Not quite -- it's even a bit worse than that.

Because 'income per capita' still includes the income of CEOs and owners, who also extract their income from actual workers.

[-] Telemachus93@slrpnk.net 3 points 2 hours ago

I doubt it's exactly that simple, because the GDP is the sum of monetary values of all transactions in a region/country. The most important aspect is probably that a company's costs are not subtracted from the GDP. And there's of course more costs than just the workers' salaries: materials, insurance, property taxes, sales taxes just to name a few.

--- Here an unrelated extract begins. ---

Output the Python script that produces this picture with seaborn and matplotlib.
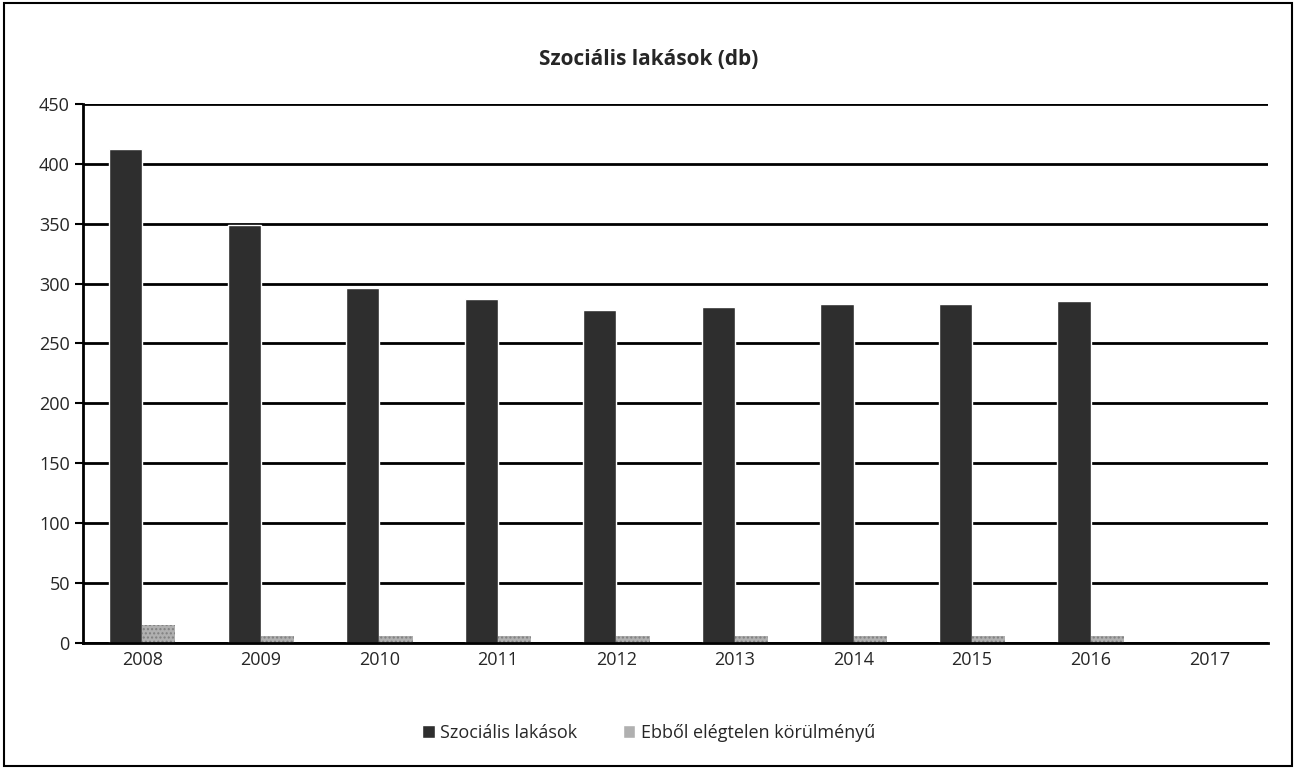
import pandas as pd
import numpy as np
import matplotlib
matplotlib.use("Agg")
import matplotlib.pyplot as plt
import seaborn as sns
from matplotlib.patches import Rectangle

years = ["2008", "2009", "2010", "2011", "2012", "2013", "2014", "2015", "2016", "2017"]
szocialis = [412, 349, 296, 287, 278, 280, 283, 283, 285, 0]
elegtelen = [15, 6, 6, 6, 6, 6, 6, 6, 6, 0]
series_names = ["Szociális lakások", "Ebből elégtelen körülményű"]

df = pd.DataFrame({"Év": years * 2,
                   "Érték": szocialis + elegtelen,
                   "Sorozat": [series_names[0]] * len(years) + [series_names[1]] * len(years)})

sns.set_style("white")
plt.rcParams["font.family"] = ["Open Sans", "DejaVu Sans"]

fig = plt.figure(figsize=(12.97, 7.69), dpi=100)
ax = fig.add_axes([0.064, 0.164, 0.914, 0.701])

sns.barplot(data=df, x="Év", y="Érték", hue="Sorozat", ax=ax,
            palette=["#2e2e2e", "#b0b0b0"], width=0.56, saturation=1, legend=True)
for bar in ax.patches[len(years):2 * len(years)]:
    bar.set_hatch("....")
    bar.set_edgecolor("#808080")
    bar.set_linewidth(0)

ax.set_ylim(0, 450)
ax.set_xlim(-0.5, len(years) - 0.5)
ax.set_yticks(range(0, 451, 50))
ax.yaxis.grid(True, color="black", linewidth=2)
ax.set_axisbelow(True)
ax.set_xlabel("")
ax.set_ylabel("")
for side in ["top", "right"]:
    ax.spines[side].set_visible(False)
ax.spines["left"].set_linewidth(2)
ax.spines["bottom"].set_linewidth(2)
ax.spines["left"].set_color("black")
ax.spines["bottom"].set_color("black")

# excel-like ticks between categories
ax.set_xticks(np.arange(-0.5, len(years)), minor=True)
ax.tick_params(axis="x", which="minor", length=8, width=1.5, direction="out", color="black")
ax.tick_params(axis="x", which="major", length=0, labelsize=13, pad=6)
ax.tick_params(axis="y", length=6, width=1.5, direction="out", color="black", labelsize=13)
ax.tick_params(left=True)

ax.legend(loc="center", bbox_to_anchor=(0.5, 0.047), bbox_transform=fig.transFigure,
          ncol=2, frameon=False, fontsize=13, handlelength=0.7, handleheight=0.7,
          handletextpad=0.3, columnspacing=2.5)

fig.text(0.5, 0.922, "Szociális lakások (db)", ha="center", va="center",
         fontsize=15, fontweight="bold")
fig.patches.append(Rectangle((0.003, 0.004), 0.993, 0.992, transform=fig.transFigure,
                             fill=False, edgecolor="black", linewidth=1.5))

plt.savefig("out.png", dpi=100)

[-] workerONE@lemmy.world 1 points 2 hours ago

One company's costs are another company's product or service, so they are included. However it doesn't include costs from international vendors. I'm sure there's more I can't think of

[-] Skyrmir@lemmy.world 1 points 2 hours ago

Imports are subtracted from gdp.

[-] workerONE@lemmy.world 1 points 1 hour ago

I said GDP doesn't include purchases from international vendors. They're not subtracted they're never included to begin with

[-] Lodespawn@aussie.zone 3 points 3 hours ago

The difference would also include the cost of raw materials, equipment and servicing debt. Arguably the equipment while depreciating is part of the assets of the company, but it isn't exactly profit unless they liquidate and fold.

[-] workerONE@lemmy.world 2 points 2 hours ago* (last edited 2 hours ago)

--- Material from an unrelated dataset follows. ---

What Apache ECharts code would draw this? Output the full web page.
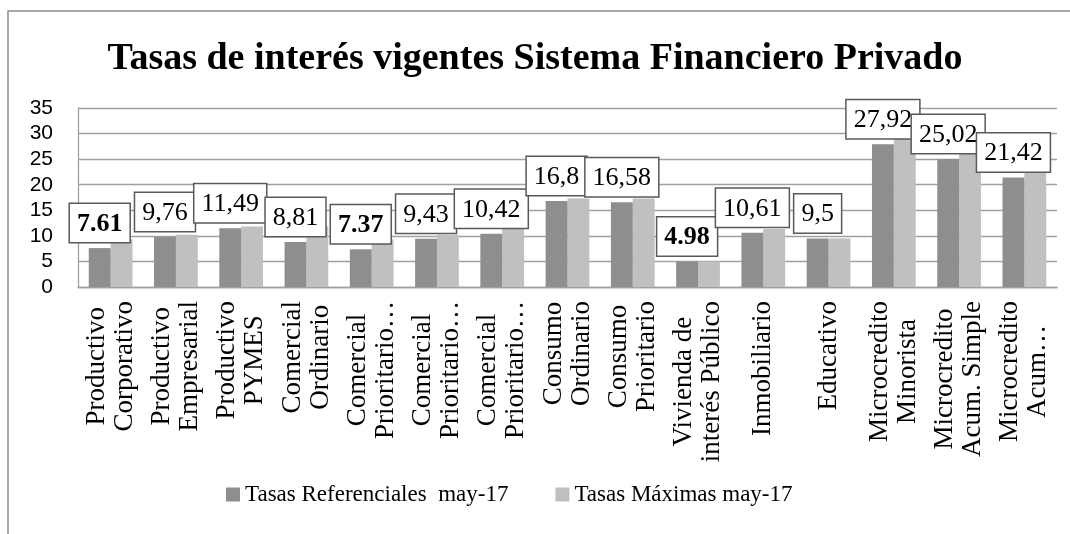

The GDP includes all goods and services produced in a time frame. If you buy equipment yes it is a cost but it doesn't change the equation because that equipment is a product from a vendor that is also included in GDP (unless it's purchased from an international vendor). I believe servicing debt is a service and included in GDP. I'm sort of trying to back into the correct number using gross figures. The way you are describing, which is the way each company does it, is the correct way to do it.

[-] Lodespawn@aussie.zone 2 points 2 hours ago

Yeah i guess you're right, if you look at it like that it probably is accounting for most reinvestment of profit in a given business because they would have to spend that on something. My gut feeling tells me it can't be that simple but I have no evidence to suggest why it isn't, I'm also an engineer not an economist.